ROWS:

★ ★ ★

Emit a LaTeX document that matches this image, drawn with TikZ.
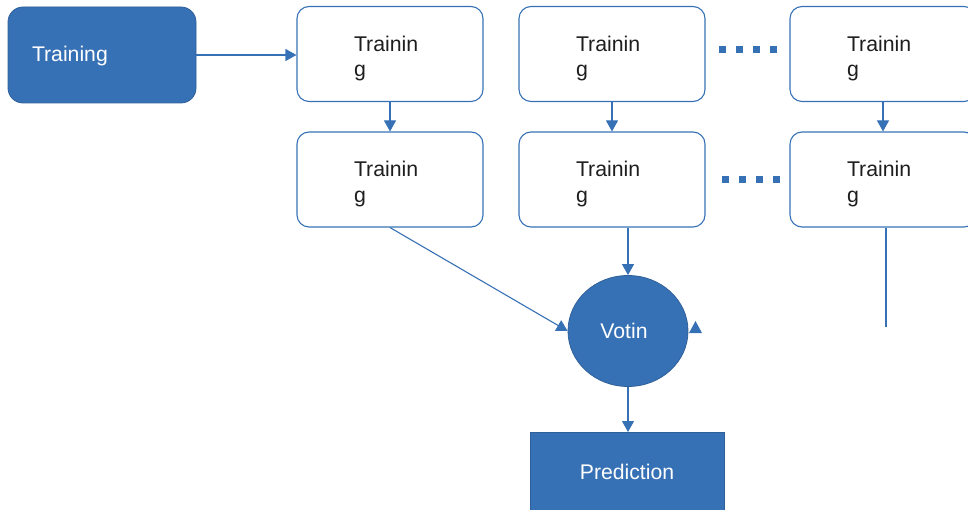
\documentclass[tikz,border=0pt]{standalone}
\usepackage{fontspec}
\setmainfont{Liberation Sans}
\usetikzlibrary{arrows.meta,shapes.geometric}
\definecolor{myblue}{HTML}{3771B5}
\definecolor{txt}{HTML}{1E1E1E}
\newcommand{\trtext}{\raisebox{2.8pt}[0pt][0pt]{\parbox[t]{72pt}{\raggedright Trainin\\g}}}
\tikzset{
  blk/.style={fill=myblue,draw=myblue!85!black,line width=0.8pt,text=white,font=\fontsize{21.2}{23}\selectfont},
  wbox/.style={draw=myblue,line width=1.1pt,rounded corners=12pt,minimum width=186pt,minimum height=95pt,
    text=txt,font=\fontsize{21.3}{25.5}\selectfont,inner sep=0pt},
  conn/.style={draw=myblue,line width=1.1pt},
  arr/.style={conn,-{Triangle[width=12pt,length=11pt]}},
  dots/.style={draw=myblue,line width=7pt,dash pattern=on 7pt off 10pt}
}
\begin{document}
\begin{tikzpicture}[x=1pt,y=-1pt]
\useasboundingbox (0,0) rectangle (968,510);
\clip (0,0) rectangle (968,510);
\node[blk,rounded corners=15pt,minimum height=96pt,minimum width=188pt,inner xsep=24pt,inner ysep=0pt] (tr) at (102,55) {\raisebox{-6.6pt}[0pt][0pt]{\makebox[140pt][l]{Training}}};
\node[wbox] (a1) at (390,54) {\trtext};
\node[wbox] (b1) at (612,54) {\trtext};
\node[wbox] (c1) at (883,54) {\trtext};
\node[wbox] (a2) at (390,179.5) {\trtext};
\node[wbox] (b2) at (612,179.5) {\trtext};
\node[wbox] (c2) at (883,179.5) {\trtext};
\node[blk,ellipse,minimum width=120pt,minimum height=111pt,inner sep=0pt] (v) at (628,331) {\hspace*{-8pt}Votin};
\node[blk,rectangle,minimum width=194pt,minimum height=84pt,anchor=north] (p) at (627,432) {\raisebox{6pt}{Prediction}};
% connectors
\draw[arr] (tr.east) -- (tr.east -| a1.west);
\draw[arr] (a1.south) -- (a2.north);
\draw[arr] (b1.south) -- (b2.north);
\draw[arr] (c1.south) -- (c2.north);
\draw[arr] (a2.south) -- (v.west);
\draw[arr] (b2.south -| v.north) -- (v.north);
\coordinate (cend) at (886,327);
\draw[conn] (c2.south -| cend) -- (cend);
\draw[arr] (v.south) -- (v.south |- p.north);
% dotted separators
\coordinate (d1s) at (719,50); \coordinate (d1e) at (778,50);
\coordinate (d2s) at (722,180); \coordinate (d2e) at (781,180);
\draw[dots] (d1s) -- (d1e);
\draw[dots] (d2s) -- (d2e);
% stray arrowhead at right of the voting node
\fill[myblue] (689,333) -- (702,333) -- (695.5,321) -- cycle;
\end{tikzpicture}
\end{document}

★ ★ ★

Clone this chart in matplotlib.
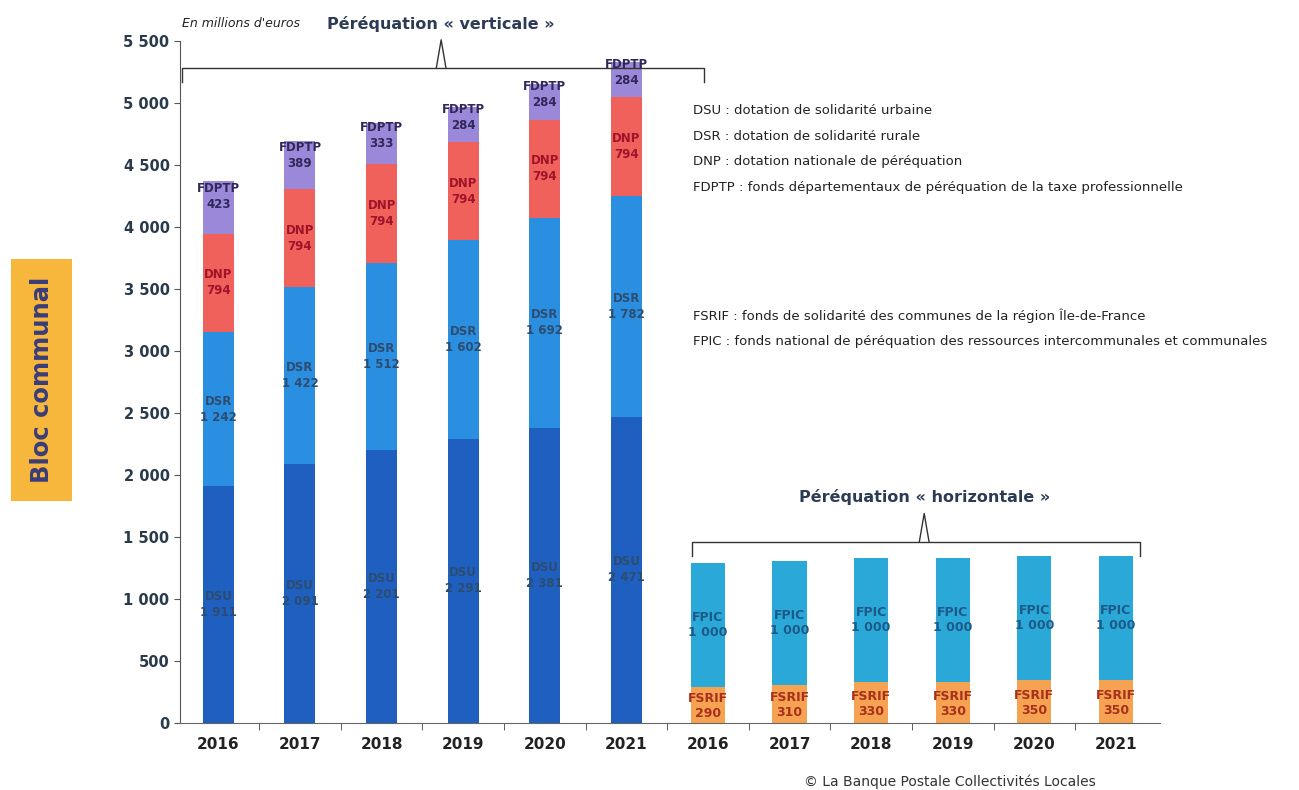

★ ★ ★

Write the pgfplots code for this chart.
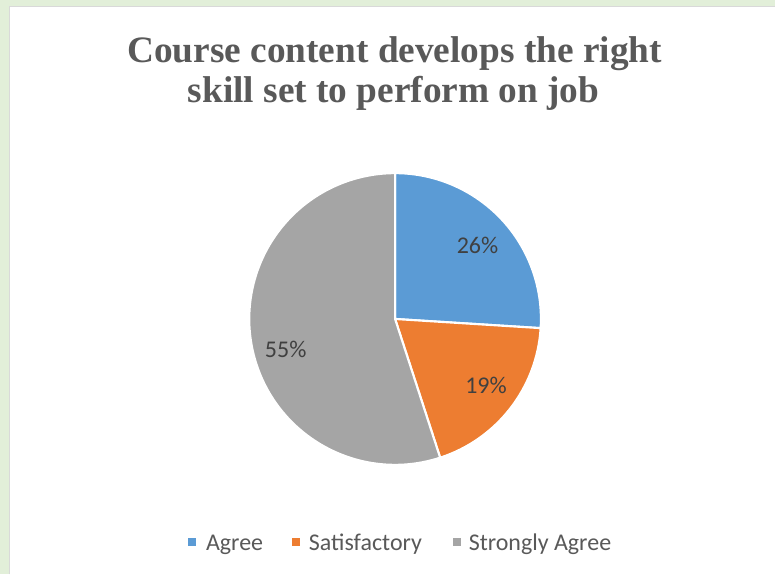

★ ★ ★

Copy each line of the listing in which the word "this" can be found.

Emit a LaTeX document that matches this image, drawn with TikZ.
Clone this chart in matplotlib.
Write the pgfplots code for this chart.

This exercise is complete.